Ranchers applaud move

Lassen County Supervisor Aaron Albaugh, who has a cattle ranch, said removing wolves from the federal protections could make it more difficult to secure funding for programs that ranchers support such as creating a fund to reimburse ranchers for livestock that wolves kill.

But, otherwise, the Trump administration’s proposal is good news for ranchers, he said.

“At least we won’t have the federal side of it, but we’ll still have to fight and argue with the state on the state side of things,” he said.

On a background call with reporters Thursday, a U.S. Interior Department spokesman insisted the action was based on “the best scientific data available.”

“The finding of our review is clear ... the gray wolf has recovered,” the spokesman said.

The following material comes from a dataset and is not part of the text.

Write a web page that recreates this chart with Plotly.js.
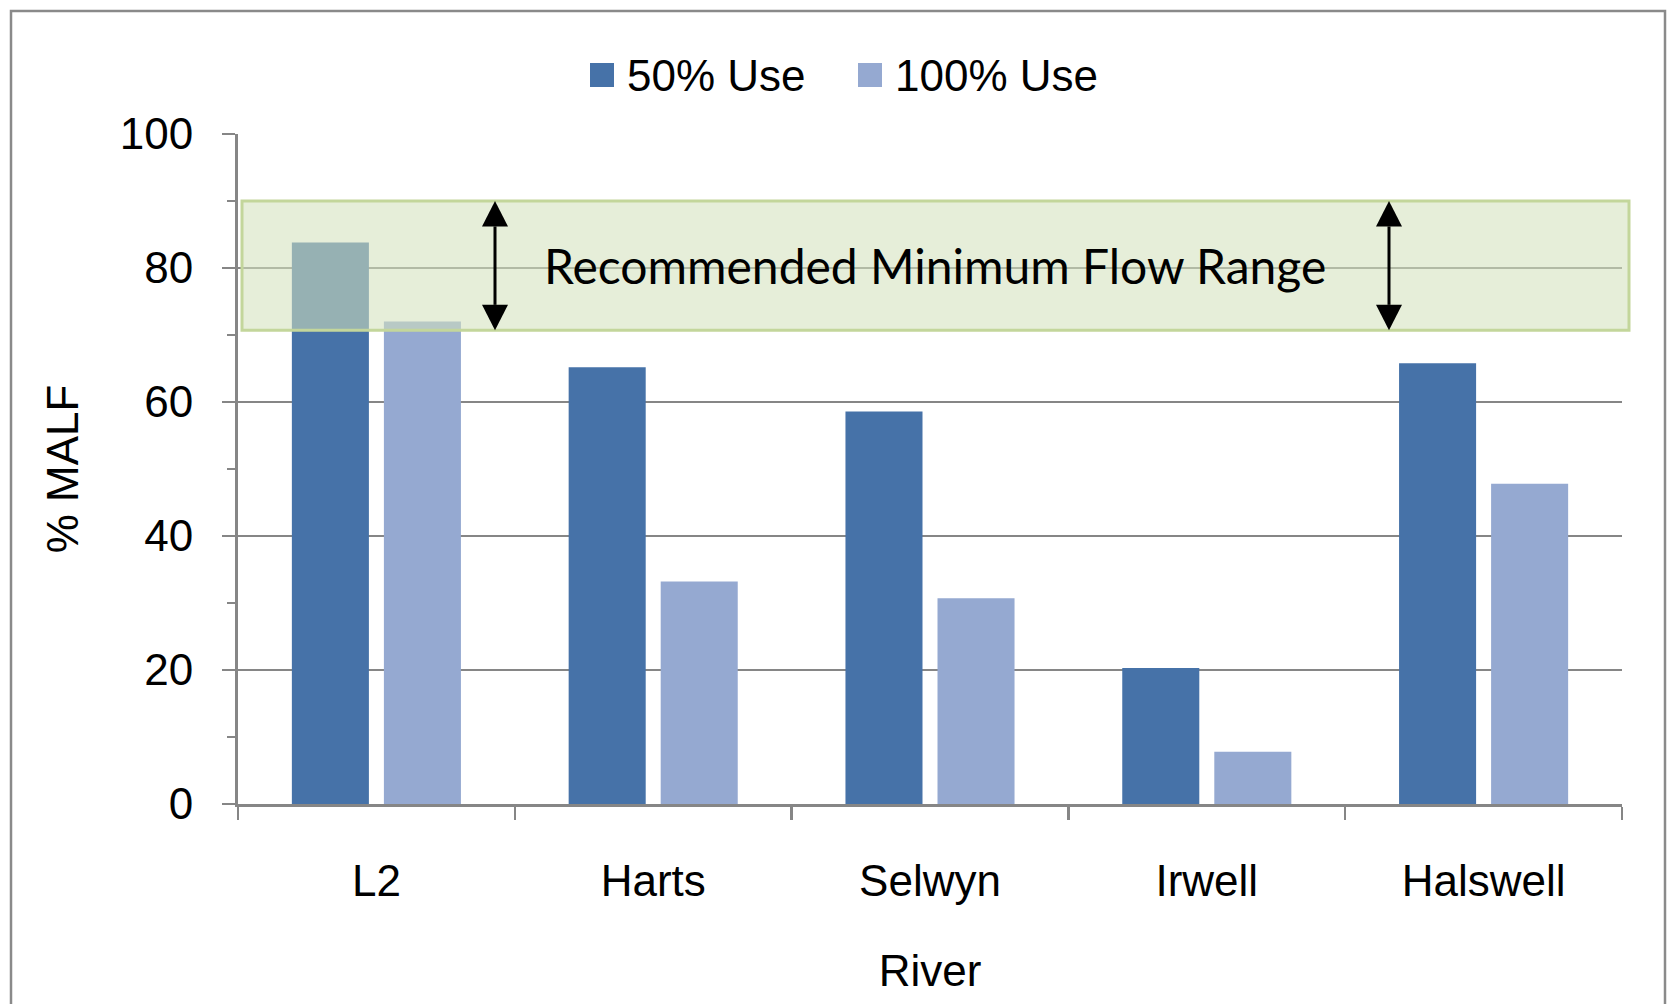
<!DOCTYPE html>
<html>
<head>
<meta charset="utf-8">
<script src="https://cdn.plot.ly/plotly-3.0.1.min.js"></script>
<style>
  html, body { margin: 0; padding: 0; background: #ffffff; }
  #chart { width: 1679px; height: 1004px; }
</style>
</head>
<body>
<div id="chart"></div>
<script>
// Rivers and modelled flow as % of MALF
const rivers = ["L2", "Harts", "Selwyn", "Irwell", "Halswell"];
const use50 = [83.8, 65.2, 58.6, 20.3, 65.8];
const use100 = [72.0, 33.2, 30.7, 7.8, 47.8];
const seriesNames = ["50% Use", "100% Use"];

// Recommended minimum flow band (% MALF)
const rangeLow = 70.7;
const rangeHigh = 90;
const rangeLabel = "Recommended Minimum Flow Range";

const yTicks = [0, 20, 40, 60, 80, 100];

// Layout geometry (pixels)
const W = 1679, H = 1004;
const M = { l: 238, r: 57, t: 134, b: 200 };
const plotW = W - M.l - M.r;
const plotH = H - M.t - M.b;
const px2x = px => (px - M.l) / plotW;
const px2y = py => (H - M.b - py) / plotH;

const darkBlue = "#4672A8";
const lightBlue = "#95A9D1";
const axisGrey = "#868686";
const font = "Arial, 'Liberation Sans', sans-serif";

const traces = [
  { type: "bar", x: rivers, y: use50, name: seriesNames[0],
    marker: { color: darkBlue }, showlegend: false },
  { type: "bar", x: rivers, y: use100, name: seriesNames[1],
    marker: { color: lightBlue }, showlegend: false }
];

// Double-headed arrows spanning the band
function arrowShapes(xp) {
  const headH = 3.8;            // head length in % MALF
  const headW = px2x(M.l + 13) - px2x(M.l); // half width in paper units
  return [
    { type: "line", xref: "paper", yref: "y", x0: xp, x1: xp,
      y0: rangeLow + headH, y1: rangeHigh - headH,
      line: { color: "#000", width: 3 }, layer: "above" },
    { type: "path", xref: "paper", yref: "y", layer: "above",
      path: `M${xp - headW},${rangeHigh - headH} L${xp},${rangeHigh} L${xp + headW},${rangeHigh - headH} Z`,
      fillcolor: "#000", line: { width: 0 } },
    { type: "path", xref: "paper", yref: "y", layer: "above",
      path: `M${xp - headW},${rangeLow + headH} L${xp},${rangeLow} L${xp + headW},${rangeLow + headH} Z`,
      fillcolor: "#000", line: { width: 0 } }
  ];
}

const shapes = [
  // outer chart frame
  { type: "rect", xref: "paper", yref: "paper",
    x0: px2x(11), x1: px2x(1665), y0: px2y(1012), y1: px2y(11),
    line: { color: "#8a8a8a", width: 2.5 }, fillcolor: "rgba(0,0,0,0)", layer: "below" },
  // recommended range band
  { type: "rect", xref: "paper", yref: "y",
    x0: px2x(242), x1: px2x(1629), y0: rangeLow, y1: rangeHigh,
    fillcolor: "rgba(211,225,188,0.57)", line: { color: "#C3D69B", width: 3 },
    layer: "above" },
  ...arrowShapes(px2x(495)),
  ...arrowShapes(px2x(1389)),
  // legend swatches
  { type: "rect", xref: "paper", yref: "paper",
    x0: px2x(590), x1: px2x(614), y0: px2y(87), y1: px2y(63),
    fillcolor: darkBlue, line: { width: 0 } },
  { type: "rect", xref: "paper", yref: "paper",
    x0: px2x(858), x1: px2x(882), y0: px2y(87), y1: px2y(63),
    fillcolor: lightBlue, line: { width: 0 } }
];

const annotations = [
  { xref: "paper", yref: "y", x: px2x(935), y: (rangeLow + rangeHigh) / 2,
    text: rangeLabel, showarrow: false, xanchor: "center", yanchor: "middle",
    font: { family: "Lato, 'Open Sans', sans-serif", size: 48, color: "#000" } },
  { xref: "paper", yref: "paper", x: px2x(625), y: px2y(75),
    text: seriesNames[0], showarrow: false, xanchor: "left", yanchor: "middle",
    font: { family: font, size: 44, color: "#000" } },
  { xref: "paper", yref: "paper", x: px2x(893), y: px2y(75),
    text: seriesNames[1], showarrow: false, xanchor: "left", yanchor: "middle",
    font: { family: font, size: 44, color: "#000" } }
];

const layout = {
  width: W, height: H,
  margin: M,
  paper_bgcolor: "#ffffff",
  plot_bgcolor: "#ffffff",
  font: { family: font, size: 44, color: "#000" },
  barmode: "group",
  bargap: 0.335,
  bargroupgap: 0.163,
  showlegend: false,
  xaxis: {
    type: "category",
    title: { text: "River", font: { family: font, size: 44 }, standoff: 52 },
    showline: true, linecolor: axisGrey, linewidth: 3,
    ticks: "outside", tickson: "boundaries", ticklen: 13, tickwidth: 2.5, tickcolor: axisGrey,
    ticklabelstandoff: 36,
    showgrid: false, zeroline: false,
    tickfont: { family: font, size: 44 }
  },
  yaxis: {
    range: [0, 100],
    tickvals: yTicks,
    title: { text: "% MALF", font: { family: font, size: 44 }, standoff: 28 },
    showline: true, linecolor: axisGrey, linewidth: 3,
    ticks: "outside", ticklen: 13, tickwidth: 2.5, tickcolor: axisGrey,
    minor: { dtick: 10, ticks: "outside", ticklen: 8, tickwidth: 2.5, tickcolor: axisGrey, showgrid: false },
    showgrid: true, gridcolor: axisGrey, gridwidth: 2.5,
    zeroline: false,
    ticklabelstandoff: 20,
    tickfont: { family: font, size: 44 }
  },
  shapes: shapes,
  annotations: annotations
};

Plotly.newPlot("chart", traces, layout, { displayModeBar: false, staticPlot: true });
</script>
</body>
</html>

He called the wolf recovery “one of the great conservation successes.”

California officials, however, said the state’s small population of wolves needs federal protections.

“We believe it’s an amazing ecological story that wolves returned to their historic habitat in our state and have re-established elsewhere in the West, but California’s fledgling population still remains vulnerable,” Jordan Traverso, a spokeswoman for the Department of Fish and Wildlife, said in an email.

In the years since the first wolf wandered into California from Oregon in 2011, at least 30 wolves have either passed through, settled or been born in the remote, five-county region about the size of West Virginia in California’s northeastern corner.

While animal lovers in California celebrated the wolves’ arrival, ranchers in the newly reclaimed wolf territory argue they should have the ability to kill problem wolves that habitually prey on their livestock.

Since wolves returned to California, there have been at least 20 confirmed or probable cases of wolves attacking livestock.

Unlike some other states, California doesn’t reimburse ranchers for the animals that wolves kill.